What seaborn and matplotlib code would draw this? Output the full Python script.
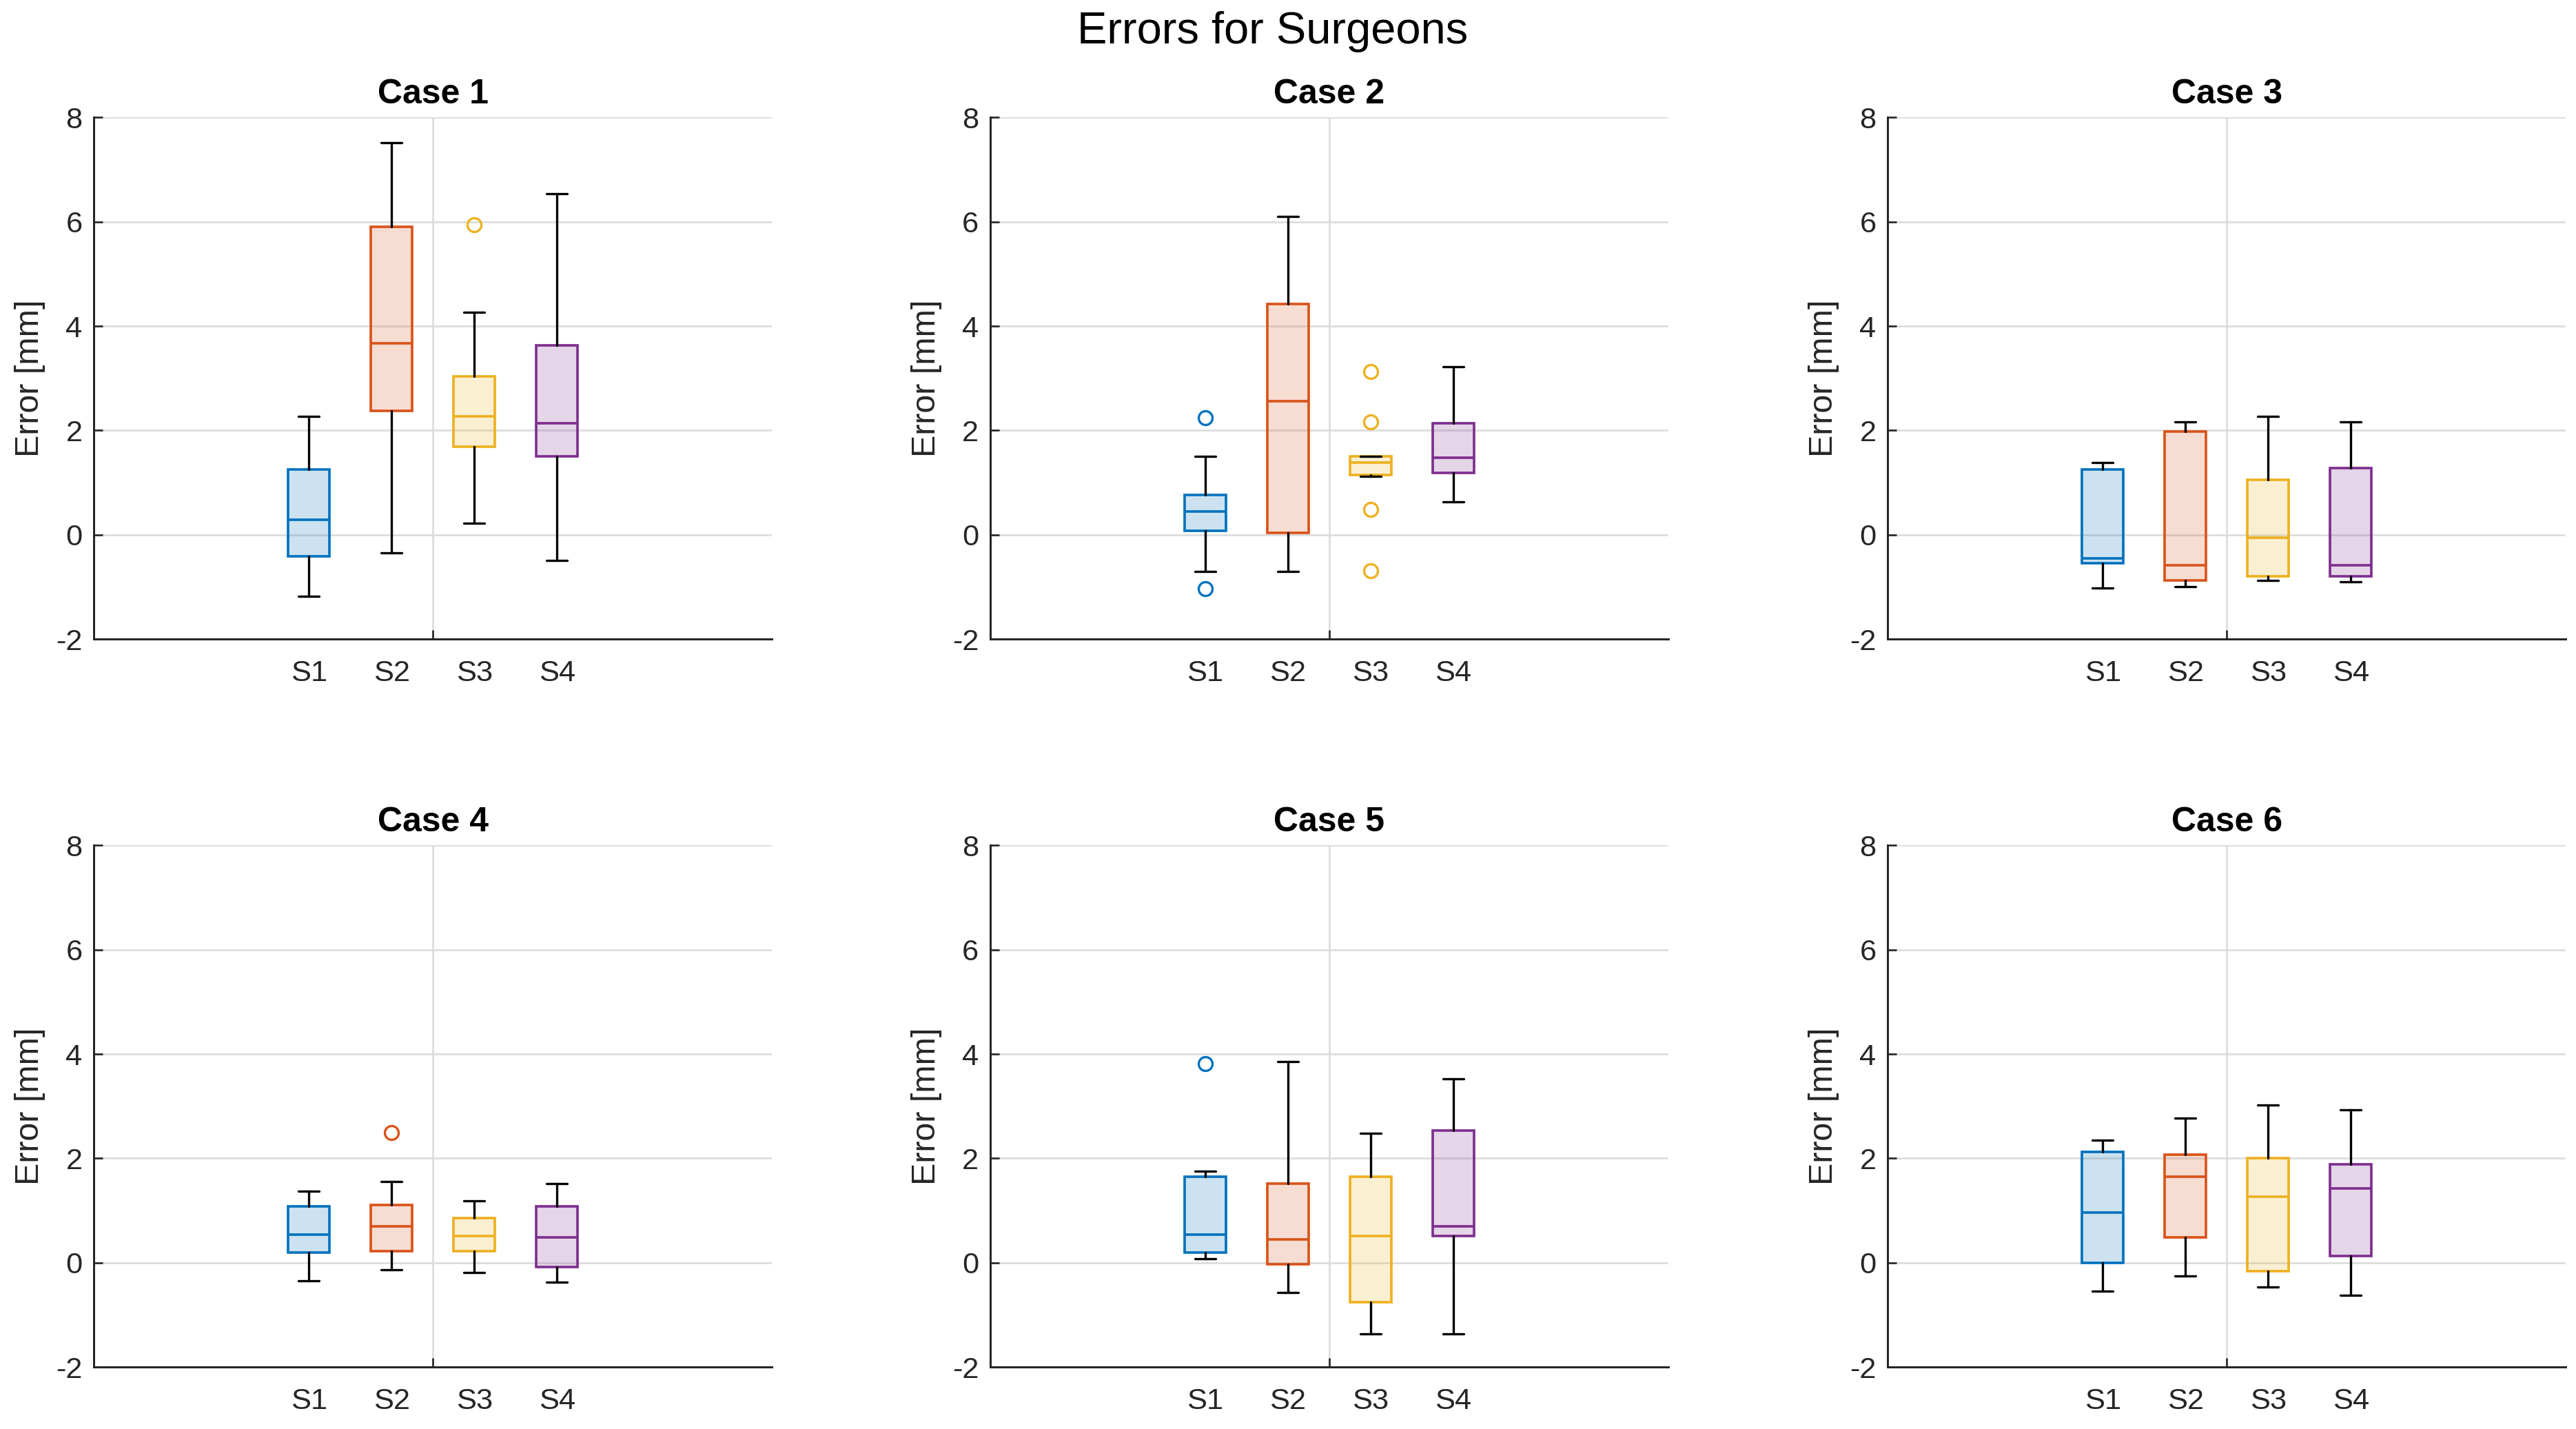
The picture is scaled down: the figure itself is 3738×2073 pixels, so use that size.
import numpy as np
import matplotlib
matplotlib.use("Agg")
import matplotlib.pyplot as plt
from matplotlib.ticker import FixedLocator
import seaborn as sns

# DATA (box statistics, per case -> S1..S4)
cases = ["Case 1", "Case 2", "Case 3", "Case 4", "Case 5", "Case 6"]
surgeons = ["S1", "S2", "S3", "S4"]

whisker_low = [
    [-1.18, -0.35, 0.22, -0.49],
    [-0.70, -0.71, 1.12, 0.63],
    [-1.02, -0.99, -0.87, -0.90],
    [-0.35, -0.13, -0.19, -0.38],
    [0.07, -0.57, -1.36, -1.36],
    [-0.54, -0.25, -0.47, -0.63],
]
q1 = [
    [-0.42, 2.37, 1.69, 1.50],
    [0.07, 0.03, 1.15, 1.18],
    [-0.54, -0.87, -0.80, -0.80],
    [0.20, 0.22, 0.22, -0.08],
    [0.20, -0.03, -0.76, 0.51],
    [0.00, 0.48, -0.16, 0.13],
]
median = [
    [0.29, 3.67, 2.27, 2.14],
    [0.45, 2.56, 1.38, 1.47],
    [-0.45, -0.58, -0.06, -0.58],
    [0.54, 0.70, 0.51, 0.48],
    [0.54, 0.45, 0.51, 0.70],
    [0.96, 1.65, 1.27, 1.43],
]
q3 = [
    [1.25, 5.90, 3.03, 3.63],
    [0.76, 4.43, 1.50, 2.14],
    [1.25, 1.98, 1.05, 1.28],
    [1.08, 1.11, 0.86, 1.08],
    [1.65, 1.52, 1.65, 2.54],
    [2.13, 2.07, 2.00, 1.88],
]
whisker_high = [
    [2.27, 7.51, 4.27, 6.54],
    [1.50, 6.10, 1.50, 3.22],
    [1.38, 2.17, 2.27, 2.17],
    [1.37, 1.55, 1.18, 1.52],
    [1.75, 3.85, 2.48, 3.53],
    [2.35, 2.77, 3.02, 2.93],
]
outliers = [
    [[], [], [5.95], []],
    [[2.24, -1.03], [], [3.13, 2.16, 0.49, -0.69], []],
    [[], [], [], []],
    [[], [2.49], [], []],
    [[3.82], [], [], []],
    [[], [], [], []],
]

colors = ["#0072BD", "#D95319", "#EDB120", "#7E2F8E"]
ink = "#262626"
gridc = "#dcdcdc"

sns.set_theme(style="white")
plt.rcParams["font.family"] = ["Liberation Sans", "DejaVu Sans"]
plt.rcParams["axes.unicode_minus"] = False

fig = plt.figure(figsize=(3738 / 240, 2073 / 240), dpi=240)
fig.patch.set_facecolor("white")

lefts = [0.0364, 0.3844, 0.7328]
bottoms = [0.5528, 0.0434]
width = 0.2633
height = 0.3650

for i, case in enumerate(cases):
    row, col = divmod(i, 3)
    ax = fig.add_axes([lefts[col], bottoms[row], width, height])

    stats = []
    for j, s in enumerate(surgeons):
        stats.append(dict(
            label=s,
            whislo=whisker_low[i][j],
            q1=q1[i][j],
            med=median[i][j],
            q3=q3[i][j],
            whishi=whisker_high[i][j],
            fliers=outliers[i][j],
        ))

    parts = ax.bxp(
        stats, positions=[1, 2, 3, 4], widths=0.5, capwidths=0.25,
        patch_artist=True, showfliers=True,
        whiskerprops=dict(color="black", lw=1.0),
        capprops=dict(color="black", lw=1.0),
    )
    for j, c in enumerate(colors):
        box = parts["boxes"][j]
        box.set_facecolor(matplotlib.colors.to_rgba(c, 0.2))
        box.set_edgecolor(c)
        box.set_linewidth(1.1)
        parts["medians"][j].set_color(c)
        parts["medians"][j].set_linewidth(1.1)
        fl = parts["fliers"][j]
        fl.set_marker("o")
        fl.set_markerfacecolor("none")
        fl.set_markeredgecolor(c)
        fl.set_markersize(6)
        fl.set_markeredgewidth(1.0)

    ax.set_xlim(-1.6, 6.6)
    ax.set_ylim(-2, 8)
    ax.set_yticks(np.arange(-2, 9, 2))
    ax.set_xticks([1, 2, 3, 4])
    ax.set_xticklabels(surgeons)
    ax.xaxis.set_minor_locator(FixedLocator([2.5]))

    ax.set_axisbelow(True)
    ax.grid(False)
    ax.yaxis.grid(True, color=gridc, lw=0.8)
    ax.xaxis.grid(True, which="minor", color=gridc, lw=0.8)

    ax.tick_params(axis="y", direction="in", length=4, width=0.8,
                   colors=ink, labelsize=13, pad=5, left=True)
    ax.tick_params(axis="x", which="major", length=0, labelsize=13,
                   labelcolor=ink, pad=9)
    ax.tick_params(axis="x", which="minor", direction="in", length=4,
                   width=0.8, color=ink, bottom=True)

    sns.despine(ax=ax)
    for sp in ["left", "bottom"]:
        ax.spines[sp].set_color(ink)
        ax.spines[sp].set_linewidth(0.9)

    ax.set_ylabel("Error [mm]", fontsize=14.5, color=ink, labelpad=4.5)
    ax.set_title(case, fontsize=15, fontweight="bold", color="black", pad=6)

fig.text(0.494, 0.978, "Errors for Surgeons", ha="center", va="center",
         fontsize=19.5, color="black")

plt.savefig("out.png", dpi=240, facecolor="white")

**DESCRIPTION OF THE TASK**
Go from the first line of the data above to the line containing "import seaborn as sns" and retype exactly those lines, both included, but none of the pictures.

**THE COMPLETED TASK**
What seaborn and matplotlib code would draw this? Output the full Python script.
The picture is scaled down: the figure itself is 3738×2073 pixels, so use that size.
import numpy as np
import matplotlib
matplotlib.use("Agg")
import matplotlib.pyplot as plt
from matplotlib.ticker import FixedLocator
import seaborn as sns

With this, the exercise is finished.